Dans un contexte d'anglicisation croissante des institutions internationales, le français semble, néanmoins, mieux résister que d'autres langues. L'Assemblée des fonctionnaires francophones des organisations internationales a publié, en 2013, une analyse des pratiques linguistiques sur Internet des organisations internationales qui montre que le français est, avec l'anglais, l'une des deux seules utilisées systématiquement sur chacun des sites concernés par l'étude. Le comportement des hauts fonctionnaires et responsables politiques français, qui se doivent de faire preuve d'exemplarité sur la scène internationale, est déterminant pour le respect du multilinguisme au sein des instances internationales.
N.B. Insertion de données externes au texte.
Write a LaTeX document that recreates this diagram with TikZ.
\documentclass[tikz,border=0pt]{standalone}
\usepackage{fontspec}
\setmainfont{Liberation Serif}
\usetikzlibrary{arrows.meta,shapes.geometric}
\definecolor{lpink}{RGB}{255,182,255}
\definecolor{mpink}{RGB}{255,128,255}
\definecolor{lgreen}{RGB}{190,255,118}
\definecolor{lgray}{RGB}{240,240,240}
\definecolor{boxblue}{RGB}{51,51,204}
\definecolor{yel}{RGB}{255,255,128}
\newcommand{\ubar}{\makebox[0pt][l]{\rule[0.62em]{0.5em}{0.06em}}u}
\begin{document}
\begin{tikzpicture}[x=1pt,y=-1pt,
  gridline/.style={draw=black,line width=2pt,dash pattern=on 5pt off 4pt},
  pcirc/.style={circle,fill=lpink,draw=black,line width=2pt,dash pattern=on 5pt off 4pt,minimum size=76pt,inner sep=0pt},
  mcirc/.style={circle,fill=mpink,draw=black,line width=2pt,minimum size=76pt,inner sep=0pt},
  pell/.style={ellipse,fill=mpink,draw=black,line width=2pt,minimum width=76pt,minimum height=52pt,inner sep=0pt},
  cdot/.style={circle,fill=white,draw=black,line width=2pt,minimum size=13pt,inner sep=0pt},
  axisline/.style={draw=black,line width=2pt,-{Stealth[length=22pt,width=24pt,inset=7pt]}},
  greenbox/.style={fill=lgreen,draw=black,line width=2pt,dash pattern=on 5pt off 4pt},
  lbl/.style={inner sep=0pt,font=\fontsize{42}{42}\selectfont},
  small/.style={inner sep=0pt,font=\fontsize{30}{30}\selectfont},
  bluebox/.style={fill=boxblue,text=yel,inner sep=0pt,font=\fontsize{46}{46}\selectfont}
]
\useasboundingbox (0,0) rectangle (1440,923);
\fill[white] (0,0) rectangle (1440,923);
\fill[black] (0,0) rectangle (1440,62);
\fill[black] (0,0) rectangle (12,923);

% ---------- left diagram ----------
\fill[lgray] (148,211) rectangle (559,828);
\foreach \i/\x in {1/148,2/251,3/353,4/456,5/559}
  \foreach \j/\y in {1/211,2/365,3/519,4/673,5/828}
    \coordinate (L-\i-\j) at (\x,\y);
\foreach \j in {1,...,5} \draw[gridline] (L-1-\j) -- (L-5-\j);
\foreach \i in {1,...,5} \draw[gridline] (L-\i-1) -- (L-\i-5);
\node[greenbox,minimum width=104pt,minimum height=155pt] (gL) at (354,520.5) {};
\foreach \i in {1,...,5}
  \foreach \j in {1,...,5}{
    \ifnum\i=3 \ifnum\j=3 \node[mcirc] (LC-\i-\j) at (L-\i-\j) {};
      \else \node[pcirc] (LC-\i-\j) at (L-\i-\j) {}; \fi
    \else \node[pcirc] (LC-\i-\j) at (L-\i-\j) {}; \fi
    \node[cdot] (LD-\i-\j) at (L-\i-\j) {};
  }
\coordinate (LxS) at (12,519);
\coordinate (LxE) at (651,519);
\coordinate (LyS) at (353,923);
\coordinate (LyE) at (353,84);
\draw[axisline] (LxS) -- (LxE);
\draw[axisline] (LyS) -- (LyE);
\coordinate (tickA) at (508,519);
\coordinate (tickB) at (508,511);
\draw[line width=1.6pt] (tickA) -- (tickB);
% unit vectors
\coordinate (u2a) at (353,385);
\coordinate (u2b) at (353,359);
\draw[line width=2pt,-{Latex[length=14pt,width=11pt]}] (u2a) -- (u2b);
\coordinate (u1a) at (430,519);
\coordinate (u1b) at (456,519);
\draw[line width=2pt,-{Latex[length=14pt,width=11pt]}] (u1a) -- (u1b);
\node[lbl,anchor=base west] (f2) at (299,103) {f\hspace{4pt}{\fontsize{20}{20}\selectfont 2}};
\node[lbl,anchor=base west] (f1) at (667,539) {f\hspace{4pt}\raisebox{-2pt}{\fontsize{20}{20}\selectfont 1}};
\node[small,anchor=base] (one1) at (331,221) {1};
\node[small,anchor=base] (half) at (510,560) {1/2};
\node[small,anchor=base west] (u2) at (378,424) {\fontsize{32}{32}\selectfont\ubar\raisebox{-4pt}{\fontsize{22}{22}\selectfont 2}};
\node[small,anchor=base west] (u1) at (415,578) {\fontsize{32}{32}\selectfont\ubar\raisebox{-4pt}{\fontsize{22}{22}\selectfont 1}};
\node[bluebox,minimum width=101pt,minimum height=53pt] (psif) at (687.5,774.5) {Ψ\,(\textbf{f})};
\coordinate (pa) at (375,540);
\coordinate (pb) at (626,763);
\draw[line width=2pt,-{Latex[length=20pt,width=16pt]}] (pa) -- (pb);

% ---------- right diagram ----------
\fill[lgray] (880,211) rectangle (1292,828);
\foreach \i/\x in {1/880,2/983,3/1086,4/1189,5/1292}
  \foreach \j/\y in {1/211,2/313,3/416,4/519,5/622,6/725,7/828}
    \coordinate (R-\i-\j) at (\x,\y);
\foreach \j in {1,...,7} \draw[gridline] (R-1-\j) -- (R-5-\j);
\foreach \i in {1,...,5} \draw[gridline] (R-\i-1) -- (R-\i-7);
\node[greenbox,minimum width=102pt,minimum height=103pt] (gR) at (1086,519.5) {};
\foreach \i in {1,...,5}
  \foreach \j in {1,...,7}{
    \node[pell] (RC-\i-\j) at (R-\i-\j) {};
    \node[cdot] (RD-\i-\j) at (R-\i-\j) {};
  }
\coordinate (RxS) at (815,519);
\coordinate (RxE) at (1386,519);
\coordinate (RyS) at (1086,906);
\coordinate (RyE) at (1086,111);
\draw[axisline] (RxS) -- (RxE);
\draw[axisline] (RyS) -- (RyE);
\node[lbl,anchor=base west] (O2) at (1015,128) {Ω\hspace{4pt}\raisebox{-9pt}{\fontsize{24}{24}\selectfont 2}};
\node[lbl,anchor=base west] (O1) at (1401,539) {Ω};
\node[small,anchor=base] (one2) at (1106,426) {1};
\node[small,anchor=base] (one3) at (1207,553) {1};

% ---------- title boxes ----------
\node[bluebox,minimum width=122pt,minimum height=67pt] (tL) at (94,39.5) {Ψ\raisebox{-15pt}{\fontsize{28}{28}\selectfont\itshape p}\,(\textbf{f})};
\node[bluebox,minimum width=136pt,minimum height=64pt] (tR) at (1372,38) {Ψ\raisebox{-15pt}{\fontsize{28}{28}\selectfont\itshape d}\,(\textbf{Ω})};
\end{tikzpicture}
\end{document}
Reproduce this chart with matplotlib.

Il serait utile que les principes posés par la circulaire du Premier ministre du 25 avril 2013 soient, à cet égard, scrupuleusement observés :
« - l'utilisation du français est systématique, dès lors qu'une interprétation dans notre langue est disponible ; lorsque le statut de notre langue le permet, il convient d'exiger cette interprétation, afin d'avoir l'assurance d'être compris ;
- si tel n'est pas le cas, nos représentants peuvent, selon leur compétence, choisir de s'exprimer dans la langue maternelle de leur interlocuteur, dans un souci de valorisation de la diversité linguistique ;
- il n'est fait usage qu'en dernier recours d'une langue tierce, solution qui peut satisfaire des besoins usuels de communication, mais qui s'avère souvent insuffisante pour des échanges approfondis. » 8 ( * )
* 7 HÉRAN, François, « L'anglais hors la loi ? Enquête sur les langues de recherche et d'enseignement en France », in Population & Sociétés , n° 501, juin 2013.
* 8 Délégation générale à la langue française et aux langues de France, Rapport au Parlement sur l'emploi de la langue française , 2013.